There have been several high-profile cyber attacks on Sony Pictures, online retailers, and even health care providers in recent months. That’s putting pressure on lawmakers in the U.S. to “do something.” Meanwhile, corporations are responding by advocating for “cyber sharing” legislation that would give them broad liability protections for sharing their customers’ data with the U.S. government.
In the wake of these attacks, there are real concerns about protecting users’ privacy. But as security experts have confirmed (PDF), the increased information sharing that’s being proposed will not enhance cyber security. It certainly wouldn’t stop the kind of attacks that spurred Congress to act.
Unfortunately, the U.S. Congress is pushing ahead anyway, introducing a number of proposals that indemnify companies that give private data to the government. Under some of these proposals, the data could be used to investigate any crime — even minor drug offenses. That’s not cyber security; it’s security theater, at best. The end result is cyber surveillance.
Access takes cyber security very seriously — that’s why we operate our 24-hour Digital Security Helpline to help activists around the world use their digital devices safely. We know cyber threats are real and can potentially endanger the lives of users at risk. That’s why we believe in real solutions to protect users, and fight for their rights, and it’s why we’re working with a coalition in the U.S. to demand that the president veto these dangerous bills. Join us at StopCyberSpying.com.
We also believe that digital rights are human rights, and that they require protection from government abuse. Edward Snowden revealed to the world how the “Five Eyes” governments — the U.S., U.K., New Zealand, Australia, and Canada — regularly monitor the communications of hundreds of millions of people around the world. The U.S. has not yet put meaningful checks on this surveillance. Section 215 of the USA PATRIOT Act is one of three major authorities that the U.S. government relied upon to undertake mass surveillance, and it’s still in force. Section 215 is set to expire or “sunset” on June 1, 2015, but unfortunately, legislation has already been introduced to stop that from happening.

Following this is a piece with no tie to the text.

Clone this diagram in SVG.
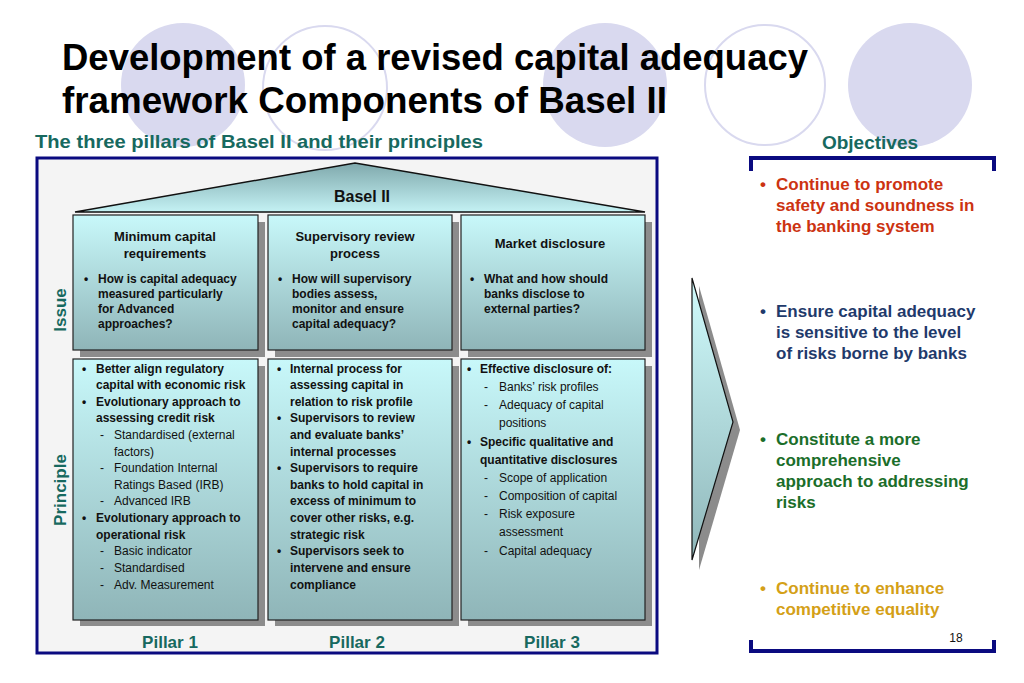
<svg xmlns="http://www.w3.org/2000/svg" width="1024" height="683" viewBox="0 0 1024 683">
<defs>
<linearGradient id="g" x1="0" y1="0" x2="0" y2="1"><stop offset="0" stop-color="#c8f8fa"/><stop offset="1" stop-color="#8fb5b8"/></linearGradient>
<linearGradient id="gr" x1="0" y1="0" x2="0" y2="1"><stop offset="0" stop-color="#7fa8ac"/><stop offset="1" stop-color="#c4f2f4"/></linearGradient>
<linearGradient id="gc" x1="0" y1="0" x2="0" y2="1"><stop offset="0" stop-color="#d0fbfc"/><stop offset="1" stop-color="#8fb6b9"/></linearGradient>
<style>
text{font-family:"Liberation Sans",Arial,sans-serif}
.b{font-weight:bold}
.box{fill:url(#g);stroke:#222;stroke-width:1.2}
.sh{fill:#8c8c8c}
.h{font-size:13px;font-weight:bold;fill:#111;text-anchor:middle}
.t{font-size:12px;fill:#111}
.tb{font-size:12px;fill:#111;font-weight:bold}
.teal{fill:#17695f;font-weight:bold}
.obj{font-size:17px;font-weight:bold}
</style>
</defs>
<rect width="1024" height="683" fill="#fff"/>
<g id="bg">
<circle cx="183" cy="85" r="62" fill="#d9d9ef"/>
<circle cx="325" cy="88" r="62" fill="none" stroke="#d9d9ef" stroke-width="2"/>
<circle cx="605" cy="85" r="62" fill="#d9d9ef"/>
<circle cx="765" cy="85" r="60" fill="none" stroke="#d9d9ef" stroke-width="2"/>
<circle cx="910" cy="85" r="62" fill="#d9d9ef"/>
</g>
<text x="62" y="70" class="b" font-size="37" fill="#000" textLength="746" lengthAdjust="spacingAndGlyphs">Development of a revised capital adequacy</text>
<text x="62" y="113" class="b" font-size="37" fill="#000" textLength="605" lengthAdjust="spacingAndGlyphs">framework Components of Basel II</text>
<text x="35" y="148" class="teal" font-size="19" textLength="448" lengthAdjust="spacingAndGlyphs">The three pillars of Basel II and their principles</text>
<text x="870" y="149" class="teal" font-size="19" text-anchor="middle">Objectives</text>
<g id="frame"><rect x="37" y="158" width="620" height="495" fill="#f4f4f4" stroke="#0a0a80" stroke-width="3"/></g>
<g id="roof"><polygon points="75,212 355,163 645,212" fill="url(#gr)" stroke="#111" stroke-width="1.5"/>
<text x="362" y="202" font-size="16" font-weight="bold" fill="#111" text-anchor="middle">Basel II</text></g>
<g id="issue1"><rect class="sh" x="80" y="222" width="185" height="135"/><rect class="box" x="73" y="215" width="185" height="135"/>
<text class="h" x="165" y="241">Minimum capital</text><text class="h" x="165" y="258">requirements</text>
<text class="tb" x="84" y="283">•</text><text class="tb" x="98" y="283">How is capital adequacy</text><text class="tb" x="98" y="298">measured particularly</text><text class="tb" x="98" y="313">for Advanced</text><text class="tb" x="98" y="328">approaches?</text></g>
<g id="issue2"><rect class="sh" x="275" y="222" width="184" height="135"/><rect class="box" x="268" y="215" width="184" height="135"/>
<text class="h" x="355" y="241">Supervisory review</text><text class="h" x="355" y="258">process</text>
<text class="tb" x="278" y="283">•</text><text class="tb" x="292" y="283">How will supervisory</text><text class="tb" x="292" y="298">bodies assess,</text><text class="tb" x="292" y="313">monitor and ensure</text><text class="tb" x="292" y="328">capital adequacy?</text></g>
<g id="issue3"><rect class="sh" x="468" y="222" width="184" height="135"/><rect class="box" x="461" y="215" width="184" height="135"/>
<text class="h" x="550" y="248">Market disclosure</text>
<text class="tb" x="470" y="283">•</text><text class="tb" x="484" y="283">What and how should</text><text class="tb" x="484" y="298">banks disclose to</text><text class="tb" x="484" y="313">external parties?</text></g>
<g id="p1"><rect class="sh" x="80" y="366" width="185" height="260"/><rect class="box" x="73" y="359" width="185" height="261"/>
<g class="tb"><text x="82" y="373">•</text><text x="96" y="373">Better align regulatory</text><text x="96" y="389">capital with economic risk</text>
<text x="82" y="406">•</text><text x="96" y="406">Evolutionary approach to</text><text x="96" y="422">assessing credit risk</text>
<text x="82" y="522">•</text><text x="96" y="522">Evolutionary approach to</text><text x="96" y="539">operational risk</text></g>
<g class="t"><text x="100" y="439">-</text><text x="114" y="439">Standardised (external</text><text x="114" y="456">factors)</text>
<text x="100" y="472">-</text><text x="114" y="472">Foundation Internal</text><text x="114" y="489">Ratings Based (IRB)</text>
<text x="100" y="505">-</text><text x="114" y="505">Advanced IRB</text>
<text x="100" y="555">-</text><text x="114" y="555">Basic indicator</text>
<text x="100" y="572">-</text><text x="114" y="572">Standardised</text>
<text x="100" y="589">-</text><text x="114" y="589">Adv. Measurement</text></g></g>
<g id="p2"><rect class="sh" x="275" y="366" width="184" height="260"/><rect class="box" x="268" y="359" width="184" height="261"/>
<g class="tb"><text x="277" y="373">•</text><text x="290" y="373">Internal process for</text><text x="290" y="389">assessing capital in</text><text x="290" y="406">relation to risk profile</text>
<text x="277" y="422">•</text><text x="290" y="422">Supervisors to review</text><text x="290" y="439">and evaluate banks’</text><text x="290" y="456">internal processes</text>
<text x="277" y="472">•</text><text x="290" y="472">Supervisors to require</text><text x="290" y="489">banks to hold capital in</text><text x="290" y="505">excess of minimum to</text><text x="290" y="522">cover other risks, e.g.</text><text x="290" y="539">strategic risk</text>
<text x="277" y="555">•</text><text x="290" y="555">Supervisors seek to</text><text x="290" y="572">intervene and ensure</text><text x="290" y="589">compliance</text></g></g>
<g id="p3"><rect class="sh" x="468" y="366" width="184" height="260"/><rect class="box" x="461" y="359" width="184" height="261"/>
<g class="tb"><text x="467" y="373">•</text><text x="480" y="373">Effective disclosure of:</text>
<text x="467" y="446">•</text><text x="480" y="446">Specific qualitative and</text><text x="480" y="464">quantitative disclosures</text></g>
<g class="t"><text x="484" y="391">-</text><text x="499" y="391">Banks’ risk profiles</text>
<text x="484" y="409">-</text><text x="499" y="409">Adequacy of capital</text><text x="499" y="427">positions</text>
<text x="484" y="482">-</text><text x="499" y="482">Scope of application</text>
<text x="484" y="500">-</text><text x="499" y="500">Composition of capital</text>
<text x="484" y="518">-</text><text x="499" y="518">Risk exposure</text><text x="499" y="536">assessment</text>
<text x="484" y="555">-</text><text x="499" y="555">Capital adequacy</text></g></g>
<text transform="translate(66,310) rotate(-90)" class="teal" font-size="17" text-anchor="middle">Issue</text>
<text transform="translate(66,490) rotate(-90)" class="teal" font-size="17" text-anchor="middle">Principle</text>
<g class="teal" font-size="17" text-anchor="middle"><text x="170" y="648">Pillar 1</text><text x="357" y="648">Pillar 2</text><text x="552" y="648">Pillar 3</text></g>
<g id="arrow"><polygon points="699,286 740,430 699,570" fill="#8c8c8c"/><polygon points="692,278 733,422 692,560" fill="url(#gc)" stroke="#111" stroke-width="1.2"/></g>
<g id="objectives">
<path d="M751,171 V158 H994 V171" fill="none" stroke="#0a0a80" stroke-width="4"/>
<path d="M751,640 V651 H994 V640" fill="none" stroke="#0a0a80" stroke-width="4"/>
<g class="obj" fill="#cc3311"><text x="760" y="190">•</text><text x="776" y="190">Continue to promote</text><text x="776" y="211">safety and soundness in</text><text x="776" y="232">the banking system</text></g>
<g class="obj" fill="#1f3a6b"><text x="760" y="317">•</text><text x="776" y="317">Ensure capital adequacy</text><text x="776" y="338">is sensitive to the level</text><text x="776" y="359">of risks borne by banks</text></g>
<g class="obj" fill="#1b6e2a"><text x="760" y="445">•</text><text x="776" y="445">Constitute a more</text><text x="776" y="466">comprehensive</text><text x="776" y="487">approach to addressing</text><text x="776" y="508">risks</text></g>
<g class="obj" fill="#d4a017"><text x="760" y="594">•</text><text x="776" y="594">Continue to enhance</text><text x="776" y="615">competitive equality</text></g>
<text x="956" y="642" font-size="12" fill="#111" text-anchor="middle">18</text>
</g>
</svg>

The cyber surveillance bills are moving quickly and along an unusual path. Just yesterday, the House of Representatives passed the Protecting Cyber Networks Act (PCNA) with a vote of 307 to 116. Today, the House passed a second bill, the National Cybersecurity Protection Advancement Act (NCPA), which has many of the same problems as the PCNA. These will eventually need to be reconciled along with the Senate’s (third) version. Regardless of the outcome, each of these bills are fundamentally flawed, and we need to take action to stop them.
Surveillance is not just an issue in North America. In France, Parliament is considering a harmful new bill that would enable mass surveillance by intelligence services, including allowing authorities to use International Mobile Subscriber Identity (IMSI) catchers — a tool that “tricks” your mobile device so that you think you’re being connected to a cell phone tower, when in fact your communications are being vacuumed up. The bill was first introduced shortly after the killings at the newspaper Charlie Hebdo in January of this year. At the time, Access argued that the French government should not use the killings as a pretext to pass dangerous new surveillance legislation. Sadly, that’s exactly what is happening. We’ve partnered with the digital freedom organization La Quadrature du Net and a coalition of 18 organizations to help people contact their local representatives in France. You can take action to stop the bill.
Legislators tend to respond swiftly to cyber attacks and terrorism with bold statements and hastily written bills — but as we’ve seen, bad laws can stay on the books for decades. These issues are far too important to rush into law. Cyber security should not be used as an excuse to trample upon our digital rights or expand government surveillance, in the U.S., in Europe, or anywhere else in the world.